Although contemporary styling is often comical and overwrought, maybe drawing a little too much attention to itself, keep in mind that the original authors and audiences were not dusty elbow-patched-tweed college professors. This was raucous and rowdy stuff, more akin to a dumb action movie than philosophy.

2 comments

> the original authors and audiences were not dusty elbow-patched-tweed college professors. This was raucous and rowdy stuff, more akin to a dumb action movie than philosophy.

Where can I find out more about that depiction of Beowulf? The post linked above, by the author of the new translation, quotes JRR Tolkien (possibly the leading scholar of Old English in the 20th century) saying,

“If you wish to translate, not re-write, Beowulf,” J.R.R. Tolkien wrote in 1940, “your language must be literary and traditional: not because it is now a long while since the poem was made, or because it speaks of things that have since become ancient; but because the diction of Beowulf was poetical, archaic, artificial (if you will), in the day the poem was made.”

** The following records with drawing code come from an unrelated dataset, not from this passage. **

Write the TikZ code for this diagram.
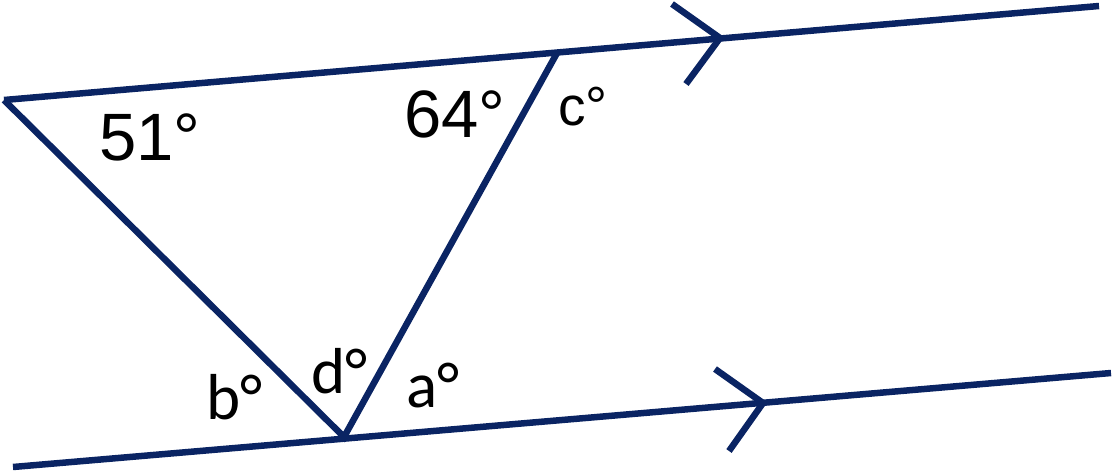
\documentclass[tikz,border=0pt]{standalone}
\usepackage{fontspec}
\setmainfont{Liberation Sans}
\newfontfamily\carl{Carlito}
\definecolor{navy}{HTML}{0A2463}
\begin{document}
\begin{tikzpicture}[x=1pt,y=-1pt,
  ln/.style={draw=navy,line width=6.5pt,line cap=butt,line join=miter},
  bigl/.style={anchor=base west,inner sep=0pt,font=\fontsize{67}{67}\selectfont},
  midl/.style={anchor=base west,inner sep=0pt,font=\fontsize{55}{55}\selectfont},
  cal/.style={anchor=base west,inner sep=0pt,font=\carl\fontsize{65}{65}\selectfont}]
\useasboundingbox (0,0) rectangle (1113,471);
% vertices and line ends
\coordinate (A) at (4,100);
\coordinate (B) at (557,53);
\coordinate (C) at (344,437);
\coordinate (TR) at (1099,6);
\coordinate (BL) at (13,467);
\coordinate (BR) at (1111,373);
% arrow chevrons
\coordinate (T1) at (720,38);
\coordinate (T1a) at (672,4);
\coordinate (T1b) at (686,84);
\coordinate (B1) at (763,403);
\coordinate (B1a) at (715,369);
\coordinate (B1b) at (729,451);
% lines
\draw[ln] (A) -- (TR);
\draw[ln] (BL) -- (BR);
\draw[ln] (A) -- (C) -- (B);
\draw[ln] (T1a) -- (T1) -- (T1b);
\draw[ln] (B1a) -- (B1) -- (B1b);
% labels
\node[bigl] (l51) at (99,160) {51°};
\node[bigl] (l64) at (404,137) {64°};
\node[midl] (lc) at (558,125) {c°};
\node[cal] (lb) at (206,419) {b°};
\node[cal] (ld) at (311,393) {d°};
\node[cal] (la) at (406,407) {a°};
\end{tikzpicture}
\end{document}
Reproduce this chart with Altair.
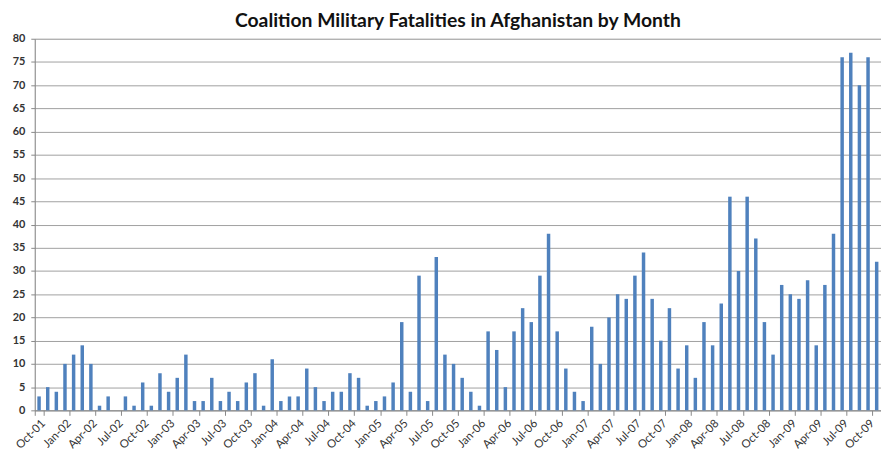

I don't begrudge Maria Dahvana Headley doing her own interpretation of the story, but that doesn't change the original.

Eh no. It is generally agreed the language of Beowulf was already archaic when it was written down. Tolkien argues this point strongly in On Translating Beowulf.
Remember that it was most likely (if we are to go with professor Tolkien) created 200-300 years before the manuscript that survives was created.